The menu is contemporary Japanese with the kaiseki architecture made less formal — the courses are shorter, the transitions quicker, and the occasional Western influence (house-made cultured butter from Hokkaido cream; a Spanish jamón ibérico course) signals that Asai is not trying to replicate his predecessors. The signature is the dashi-dressed oyster with yuzu kosho sorbet and dried sea lettuce — a dish that reads as theatrical and delivers as technical. The fish courses, sourced from Kyoto's Nishiki Market each morning, are the kitchen's clearest statement of intent.
Shinka is the best value seat in Kyoto's top tier in 2026 — the pricing has not yet caught up with the quality, and that gap will close as Michelin recognition accumulates. For a first date with someone who appreciates discovery, or a birthday dinner that rewards cultural engagement, this is the booking that earns the table the story they will still be retelling in a year.
Address: Kyoto city centre (exact address provided at booking)
Price: ¥15,000–¥25,000 per person (approx. $100–$170 USD)

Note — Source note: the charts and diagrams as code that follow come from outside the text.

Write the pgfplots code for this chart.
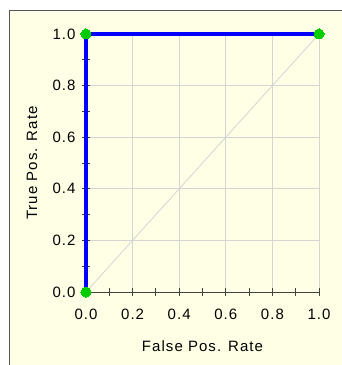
\documentclass[border=0pt]{standalone}
\usepackage{pgfplots}
\pgfplotsset{compat=1.18}
\usepackage{fontspec}
\setmainfont{Liberation Sans}[LetterSpace=7]
\definecolor{panel}{HTML}{FFFFE6}
\definecolor{frame}{HTML}{555555}
\definecolor{gridc}{HTML}{D4D4D4}
\definecolor{axc}{HTML}{404040}
\definecolor{dotc}{HTML}{00CC00}
\begin{document}
\begin{tikzpicture}[font=\fontsize{15bp}{18bp}\selectfont]
\path[use as bounding box] (-86bp,-73bp) rectangle (256bp,292bp);
\fill[white] (-86bp,-73bp) rectangle (256bp,292bp);
\fill[panel] (-77bp,-73bp) rectangle (256bp,282bp);
\draw[frame, line width=1.2bp] (-76.5bp,-73bp) -- (-76.5bp,281.5bp) -- (256bp,281.5bp);
\begin{axis}[
  at={(0,0)}, anchor=origin,
  scale only axis, width=233bp, height=258bp,
  xmin=0, xmax=1, ymin=0, ymax=1,
  axis x line*=bottom, axis y line*=left,
  axis line style={axc, line width=1bp},
  xtick={0,0.2,...,1.0}, ytick={0,0.2,...,1.0},
  minor xtick={0.1,0.3,...,0.9}, minor ytick={0.1,0.3,...,0.9},
  tick align=center, major tick length=8bp, minor tick length=8bp,
  tick style={axc, line width=1bp},
  grid=major, major grid style={gridc, line width=0.8bp},
  minor grid style={draw=none},
  /pgf/number format/assume math mode=true,
  /pgf/number format/.cd, fixed, fixed zerofill, precision=1, /pgfplots/.cd,
  xticklabel style={anchor=north, yshift=-10bp},
  yticklabel style={anchor=east, xshift=-3bp},
  xlabel={False Pos. Rate}, ylabel={True Pos. Rate},
  xlabel style={at={(axis description cs:0.5,0)}, anchor=center, yshift=-54bp},
  ylabel style={at={(axis description cs:-0.232,0.5)}, anchor=center},
  clip=false,
]
\addplot[gridc, line width=0.8bp] coordinates {(0,0) (1,1)};
\addplot[blue, line width=4bp, mark=*, mark size=5bp, mark options={draw=dotc, fill=dotc, line width=0bp}] coordinates {(0,0) (0,1) (1,1)};
\end{axis}
\end{tikzpicture}
\end{document}
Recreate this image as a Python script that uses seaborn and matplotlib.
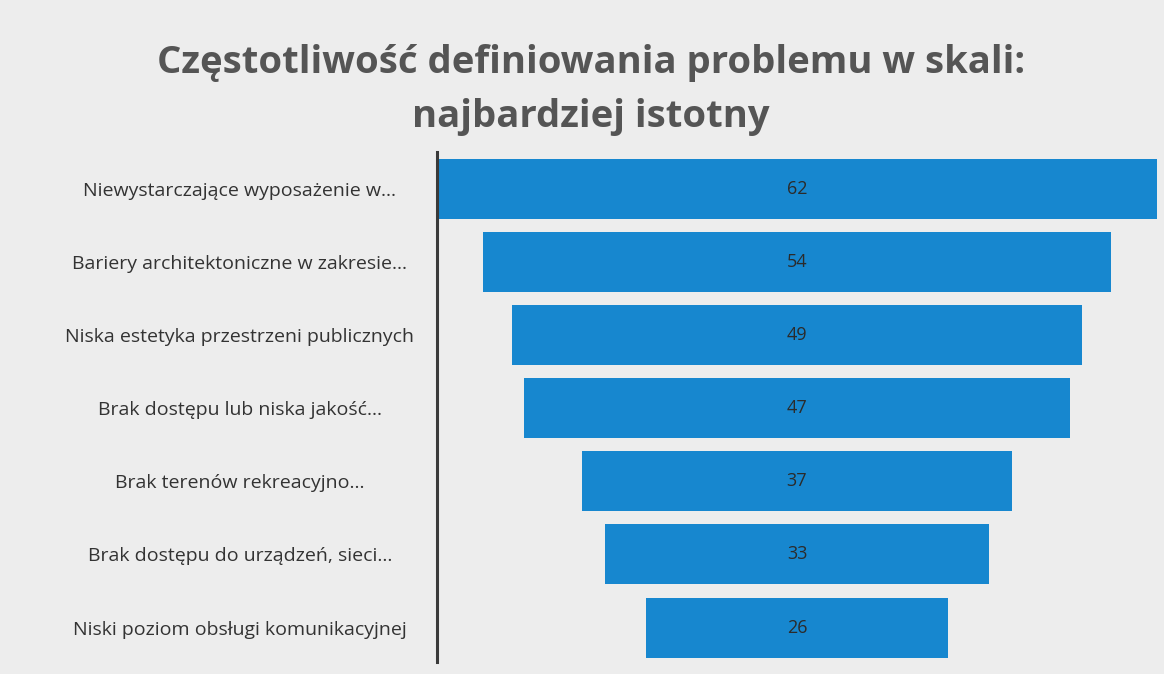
import matplotlib
matplotlib.use("Agg")
import matplotlib.pyplot as plt
import seaborn as sns
import pandas as pd

categories = [
    "Niewystarczające wyposażenie w...",
    "Bariery architektoniczne w zakresie...",
    "Niska estetyka przestrzeni publicznych",
    "Brak dostępu lub niska jakość...",
    "Brak terenów rekreacyjno...",
    "Brak dostępu do urządzeń, sieci...",
    "Niski poziom obsługi komunikacyjnej",
]
values = [62, 54, 49, 47, 37, 33, 26]
title = "Częstotliwość definiowania problemu w skali:\nnajbardziej istotny"

df = pd.DataFrame({"kategoria": categories, "wartosc": values})

sns.set_theme(style="white")
plt.rcParams["font.family"] = ["Open Sans", "DejaVu Sans"]

bg = "#ededed"
fig = plt.figure(figsize=(11.64, 6.74), dpi=100, facecolor=bg)
ax = fig.add_axes([437/1164, 1 - 662/674, (1157 - 437)/1164, (662 - 152)/674])
ax.set_facecolor(bg)

sns.barplot(data=df, x="wartosc", y="kategoria", orient="h", color="#1787cf",
            saturation=1, width=0.82, ax=ax)

vmax = max(values)
for patch, v in zip(ax.patches, values):
    patch.set_x((vmax - v) / 2)
    patch.set_edgecolor("none")

for i, v in enumerate(values):
    ax.text(vmax / 2, i, str(v), ha="center", va="center",
            fontsize=13, color="#2b2b2b")

ax.set_xlim(0, vmax)
ax.set_ylim(len(values) - 1 + 0.47, -0.5)
ax.set_xlabel("")
ax.set_ylabel("")
ax.set_xticks([])
for s in ["top", "right", "bottom"]:
    ax.spines[s].set_visible(False)
ax.spines["left"].set_color("#3a3a3a")
ax.spines["left"].set_linewidth(2.2)

ax.tick_params(axis="y", length=0, pad=142)
for lab in ax.get_yticklabels():
    lab.set_horizontalalignment("center")
    lab.set_fontsize(14)
    lab.set_color("#333333")

fig.text(0.508, 1 - 90/674, title, ha="center", va="center", fontsize=27.5,
         fontweight="bold", color="#555555", linespacing=1.55)

fig.savefig("out.png", dpi=100, facecolor=bg)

Cuisine: Japanese contemporary
Dress code: Smart casual
Reservations: Book 3–4 weeks ahead; currently bookable directly
In Kyoto, the question is not whether a restaurant is good — it is whether the experience is appropriate to the season, the occasion, and the guest. The kaiseki tradition holds that the meal and the time of year are inseparable: to eat the same dish in June and in November is to eat two different dishes. The best Kyoto restaurants — and all those listed above — operate this principle without compromise. The menu changes monthly at minimum, and most change components weekly.
What this means for the diner is that repeat visits reward rather than bore. The Kikunoi counter you experience in April — cherry blossom vinegar, spring bamboo shoots, ayu sweetfish beginning to run — is categorically different from the November kaiseki with matsutake mushroom, Pacific saury, and persimmon. The full guide to impressing clients at dinner and the proposal restaurant guide both contain Kyoto-specific sections. For the broadest survey of the Kyoto dining landscape, the Kyoto city guide covers over 50 listings.
One critical mistake is booking the wrong format for the occasion. A kaiseki room with tatami seating is not appropriate for a client who has never removed their shoes at a restaurant — the discomfort will undermine the evening. Jean-Georges at The Shinmonzen is the correct choice for international guests unfamiliar with the kaiseki format, or for a close-a-deal dinner where the client needs to feel comfortable rather than challenged.
How to Book and What to Expect in Kyoto
The three-star restaurants — Kikunoi Honten and Hyotei — require booking 2–3 months in advance, particularly around sakura season (late March to early May) and koyo autumn foliage (mid-October to December). The most reliable path is through your hotel concierge at one of Kyoto's high-end properties; they maintain relationship access to tables that are otherwise invisible online. TABLEALL and the Omakase platform handle international bookings for most of the counter restaurants listed above.
All restaurants listed require a credit card at booking; cancellation within 48 hours typically forfeits the full deposit. Arrive on time — the kaiseki format is timed, and late arrivals disrupt the sequence for every guest at the counter. The dress code across Kyoto fine dining is smart at minimum; jackets are appreciated for men at three-star establishments. Strong fragrances should be avoided entirely — the counter format means they will affect neighbouring guests and the chef's ability to assess their own food.
Tipping is not practiced in Japan and should not be attempted. The service charge is included and the correct expression of appreciation is a verbal thank you to the chef, delivered with appropriate formality. Japanese is not expected from foreign guests, but a brief arigatou gozaimashita at the end of the evening is always received warmly.
Frequently Asked Questions
What is the best kaiseki restaurant in Kyoto?
Kikunoi Honten holds three Michelin stars and has done so for 16 consecutive years under Chef Yoshihiro Murata. Located near Kodaiji Temple in Higashiyama, it is the benchmark kaiseki experience in Kyoto. Hyotei, also three-starred, is the alternative for those who prefer the breakfast-kaiseki tradition in a historic garden setting. Both require bookings months in advance.
How far in advance should I book Kyoto's top restaurants?
Three-Michelin-star restaurants like Kikunoi Honten and Hyotei require reservations 2–3 months in advance, particularly during sakura season (late March–April) and koyo foliage season (November). One-star establishments like Wakasugi and Noguchi Tsunagu typically book out 4–6 weeks ahead. Use TABLEALL, Omakase, or contact through a hotel concierge.
What is a reasonable price for kaiseki dining in Kyoto?
Kaiseki pricing ranges from ¥10,000–¥20,000 per person for lunch at one-star establishments to ¥30,000–¥100,000+ per person for dinner at three-star venues. At current exchange rates, a three-star kaiseki dinner costs approximately $180–$580 USD per person before drinks. Lunch courses at the same restaurants offer exceptional value at roughly half the dinner price.
What should I wear to a Kyoto fine dining restaurant?
Smart attire is expected at Kyoto's kaiseki restaurants. Jackets are appreciated but not strictly required for men. Removing shoes is required at traditional tatami dining rooms — wear neat socks and choose footwear that is easy to remove. Heavily fragranced perfume should be avoided as it interferes with the delicate aromas of the food.